One of the problems of employees who work remote is the feeling that they are not valued.
To be fair, managers are overwhelmed and taking time to make the employees feel cherished and valued does not do anything to knock down that massive list of items on the to-do list.
However, failure to focus on the employees will do much more damage then failure to focus on the to-do list.
Here are five methods of making employees feel valued:
1. The first day of employment is critical
If the employee shows up early Monday morning ready to work and nothing is ready for them, it does not give a feeling of being valued.
To make the employee feel valued, delay their start date until a laptop, badge, email accounts, and office security access is all completed. That makes the new employee feel like you are anxious for them to start work.
Does your office have a written process for all of the items that need to be arranged for a new employee?
2. Introduce the new employee
No problem in a small company but medium and large size companies can make the employee feel invisible if they don’t introduce them to everyone.
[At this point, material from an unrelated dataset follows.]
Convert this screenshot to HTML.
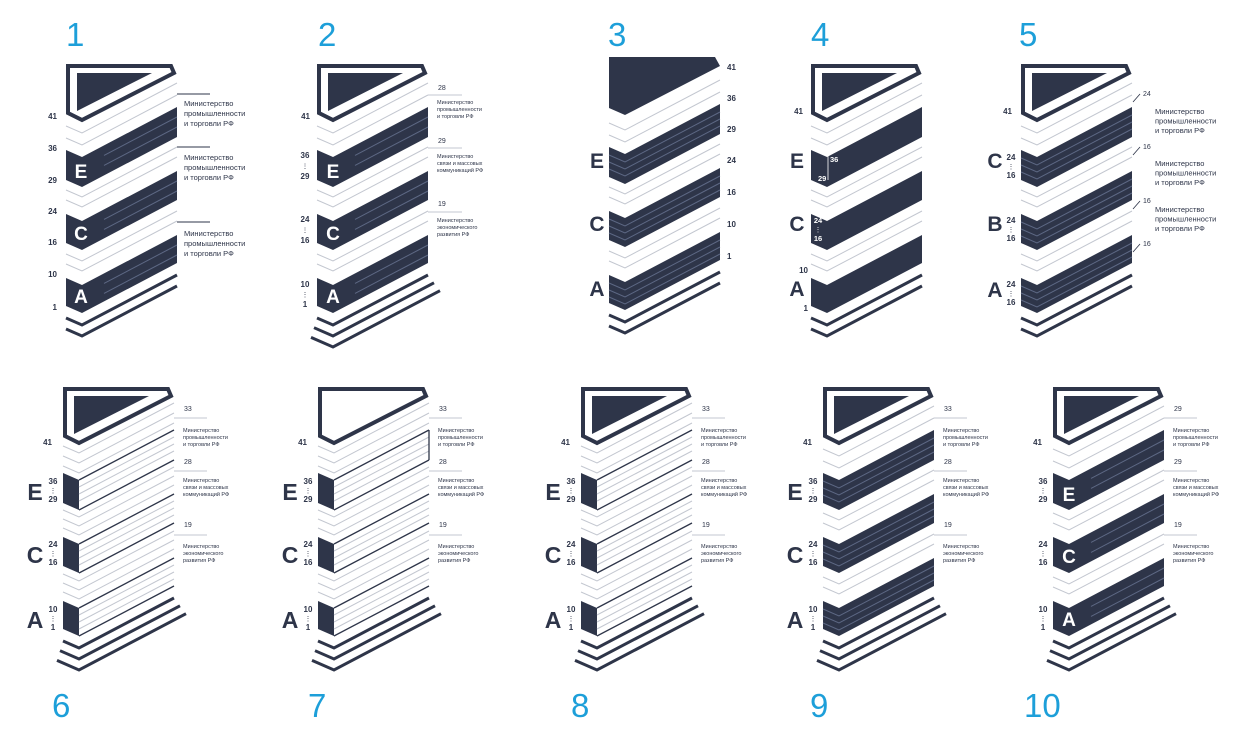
<!DOCTYPE html>
<html><head><meta charset="utf-8">
<style>
html,body{margin:0;padding:0;background:#fff;}
svg{display:block;}
text{font-family:"Liberation Sans",sans-serif;}
</style></head>
<body>
<svg id="s" width="1244" height="751" viewBox="0 0 1244 751" xmlns="http://www.w3.org/2000/svg"></svg>
<script>
var S=document.getElementById('s');
var D='#2e3549', G='#c3c7d0', L='#5d6884', B='#1d9fd9';
var K=50/95;
function el(n,a,txt){var e=document.createElementNS('http://www.w3.org/2000/svg',n);for(var k in a)e.setAttribute(k,a[k]);if(txt!==undefined)e.textContent=txt;S.appendChild(e);return e;}
function pl(pts,st,w){el('polyline',{points:pts,fill:'none',stroke:st,'stroke-width':w});}
function pg(pts,f,st,w){var a={points:pts,fill:f};if(st){a.stroke=st;a['stroke-width']=w;}el('polygon',a);}
function t(x,y,s,sz,fill,anc,wt){el('text',{x:x,y:y,'font-size':sz,fill:fill||D,'text-anchor':anc||'start','font-weight':wt||'bold'},s);}
function chev(x0,v,xl,xr){var xv=x0+16;xl=(xl===undefined)?x0:xl;xr=xr||x0+111;return xl+','+(v-7*(xv-xl)/16)+' '+xv+','+v+' '+xr+','+(v-K*(xr-xv));}
function arm(x0,v,xa,xr){var xv=x0+16;return xa+','+(v-K*(xa-xv))+' '+xr+','+(v-K*(xr-xv));}

function panel(o){
 var x0=o.x, oy=o.oy, xv=x0+16, xr=x0+111;
 if(o.cap==='solid'){
   pg(x0+','+(60+oy)+' '+(x0+106)+','+(60+oy)+' '+(x0+111)+','+(69+oy)+' '+xv+','+(118+oy)+' '+x0+','+(111+oy),D);
 } else {
   pg((x0+2)+','+(66+oy)+' '+(x0+105)+','+(66+oy)+' '+(x0+108)+','+(73+oy)+' '+xv+','+(120+oy)+' '+(x0+2)+','+(113+oy),'#fff',D,4);
   if(o.cap==='tri') pg((x0+11)+','+(73+oy)+' '+(x0+86)+','+(73+oy)+' '+(x0+11)+','+(111+oy),D);
 }
 var gaps=[133,145,197,207,261,271];
 if(o.style==='leftdark') gaps=[130,140,150,194,203,212,258,267,276];
 gaps.forEach(function(v){pl(chev(x0,v+oy),G,1);});
 var bands=[[157,187],[221,250],[285,313]];
 bands.forEach(function(b,i){
   var tp=b[0]+oy, bt=b[1]+oy;
   if(o.style==='leftdark'){
     pg(x0+','+(tp-7)+' '+xv+','+tp+' '+xv+','+bt+' '+x0+','+(bt-7),D);
     [7,14,21].forEach(function(d){pl(arm(x0,tp+d,xv,xr),G,1);});
     pl(arm(x0,tp,xv,xr),D,1.3);pl(arm(x0,bt,xv,xr),D,1.3);
     if(o.box&&i===0){pl(xr+','+(tp-K*95)+' '+xr+','+(bt-K*95),D,1.3);}
   } else {
     pg(x0+','+(tp-7)+' '+xv+','+tp+' '+xr+','+(tp-K*95)+' '+xr+','+(bt-K*95)+' '+xv+','+bt+' '+x0+','+(bt-7),D);
     if(o.style==='dark2'){[10,20].forEach(function(d){pl(arm(x0,tp+d,xv+22,xr),L,1);});}
     if(o.style==='dark3'){[8,15,22].forEach(function(d){pl(chev(x0,tp+d),L,1);});}
   }
 });
 if(o.n===2){[325,336].forEach(function(v){pl(chev(x0,v+oy),D,3);});}
 else{[[325,0,0],[336,3,6],[347,6,12]].forEach(function(a){pl(chev(x0,a[0]+oy,x0-a[1],xr+a[2]),D,3);});}
}

panel({x:66,oy:0,cap:'tri',style:'dark2',n:2});
panel({x:317,oy:0,cap:'tri',style:'dark2',n:3});
panel({x:609,oy:-3,cap:'solid',style:'dark3',n:2});
panel({x:811,oy:0,cap:'tri',style:'dark',n:2});
panel({x:1021,oy:0,cap:'tri',style:'dark3',n:2});
panel({x:63,oy:323,cap:'tri',style:'leftdark',n:3});
panel({x:318,oy:323,cap:'outline',style:'leftdark',n:3,box:true});
panel({x:581,oy:323,cap:'tri',style:'leftdark',n:3});
panel({x:823,oy:323,cap:'tri',style:'dark3',n:3});
panel({x:1053,oy:323,cap:'tri',style:'dark2',n:3});

[['1',66,46],['2',318,46],['3',608,46],['4',811,46],['5',1019,46],['6',52,717],['7',308,717],['8',571,717],['9',810,717],['10',1024,717]].forEach(function(a){t(a[1],a[2],a[0],33,B,'start','normal');});

var M1=['Министерство','промышленности','и торговли РФ'];
var M2=['Министерство','связи и массовых','коммуникаций РФ'];
var M3=['Министерство','экономического','развития РФ'];
function lab(x,y,lines,sz,dy){lines.forEach(function(s,i){t(x,y+i*dy,s,sz,D,'start','normal');});}
function hl(x1,x2,y,c){pl(x1+','+y+' '+x2+','+y,c||G,1);}

[['41',119],['36',151],['29',183],['24',214],['16',245],['10',277],['1',310]].forEach(function(a){t(57,a[1],a[0],8,D,'end');});
t(81,178,'E',19,'#fff','middle');t(81,240,'C',19,'#fff','middle');t(81,303,'A',19,'#fff','middle');
hl(177,210,94,D);hl(177,210,147,D);hl(177,210,222,D);
lab(184,106,M1,7.5,10);lab(184,160,M1,7.5,10);lab(184,236,M1,7.5,10);

function stack(x,y1,a,b,gap){t(x,y1,a,8,D,'middle');t(x,y1+gap/2,'⋮',7,D,'middle','normal');t(x,y1+gap,b,8,D,'middle');}
t(310,119,'41',8,D,'end');
stack(305,158,'36','29',21);stack(305,222,'24','16',21);stack(305,287,'10','1',20);
t(333,178,'E',19,'#fff','middle');t(333,240,'C',19,'#fff','middle');t(333,303,'A',19,'#fff','middle');
function rlab(xr,oy){
 hl(xr,xr+34,95+oy);hl(xr,xr+34,148+oy);hl(xr,xr+34,212+oy);
 t(xr+10,90+oy,'28',7,D,'start','normal');t(xr+10,143+oy,'29',7,D,'start','normal');t(xr+10,206+oy,'19',7,D,'start','normal');
 lab(xr+9,104+oy,M1,5.5,7);lab(xr+9,158+oy,M2,5.5,7);lab(xr+9,222+oy,M3,5.5,7);
}
rlab(428,0);

[['41',70],['36',101],['29',132],['24',163],['16',195],['10',227],['1',259]].forEach(function(a){t(727,a[1],a[0],8,D,'start');});
t(597,168,'E',21,D,'middle');t(597,231,'C',21,D,'middle');t(597,296,'A',21,D,'middle');

t(797,168,'E',21,D,'middle');t(797,231,'C',21,D,'middle');t(797,296,'A',21,D,'middle');
t(803,114,'41',8,D,'end');t(808,273,'10',8,D,'end');t(808,311,'1',8,D,'end');
pl('828,150 828,180','#fff',0.8);
t(830,162,'36',7.5,'#fff','start');t(818,181,'29',7.5,'#fff','start');
t(818,223,'24',7.5,'#fff','middle');t(818,232,'⋮',7,'#fff','middle','normal');t(818,241,'16',7.5,'#fff','middle');

t(995,168,'C',21,D,'middle');t(995,231,'B',21,D,'middle');t(995,297,'A',21,D,'middle');
t(1012,114,'41',8,D,'end');
stack(1011,160,'24','16',18);stack(1011,223,'24','16',18);stack(1011,287,'24','16',18);
[[96,'24'],[149,'16'],[203,'16'],[246,'16']].forEach(function(a){pl('1133,'+(a[0]+6)+' 1140,'+(a[0]-2),D,0.8);t(1143,a[0],a[1],7,D,'start','normal');});
lab(1155,114,M1,7.5,9.5);lab(1155,166,M1,7.5,9.5);lab(1155,212,M1,7.5,9.5);

function brow(x0,letIn){
 var xr=x0+111;
 t(x0-11,445,'41',8,D,'end');
 stack(x0-10,484,'36','29',18);stack(x0-10,547,'24','16',18);stack(x0-10,612,'10','1',18);
 if(letIn){t(x0+16,501,'E',19,'#fff','middle');t(x0+16,563,'C',19,'#fff','middle');t(x0+16,626,'A',19,'#fff','middle');}
 else{t(x0-28,500,'E',23,D,'middle');t(x0-28,563,'C',23,D,'middle');t(x0-28,628,'A',23,D,'middle');}
 hl(xr,xr+33,418,G);hl(xr,xr+33,471,G);hl(xr,xr+33,535,G);
 t(xr+10,411,letIn?'29':'33',7,D,'start','normal');t(xr+10,464,letIn?'29':'28',7,D,'start','normal');t(xr+10,527,'19',7,D,'start','normal');
 lab(xr+9,432,M1,5.5,7);lab(xr+9,482,M2,5.5,7);lab(xr+9,548,M3,5.5,7);
}
brow(63,false);brow(318,false);brow(581,false);brow(823,false);brow(1053,true);
</script>
</body></html>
This can be done with an email to all employees in the company or division.
A conference works fine if the current employees are not physically located together.
3. Keep all the employees informed of current activities
A weekly meeting or at least an email about current activities with the team really helps keep employees feeling cherished.
It also goes a long way to keep the speculation and gossiping to a minimum.
4. Personal contact with each employee
This is the hardest one.
You need to spend time with each employee on a regular basis.
This can be done in person or by phone.
Over time, you should know if they are married or not, have any children, what their hobbies are, where they go on vacation, etc.
Also, spend time talking with them about their work. Not being critical and scaring them but truly wanting to find out how their work is going.
For example, you could find out that there are some procurement processes that are inefficient or blocking. You would never find out if you didn’t have a genuine conversation with the employee.
Bottom Line
I will discuss additional methods in the future how employees can feel cherished.
The bottom line is that time spent with the employee can pay back fantastically. I don’t mean perfunctory, rote time but genuine care about your employees.
Each employee wants attention in a different way and you need to learn their preferences.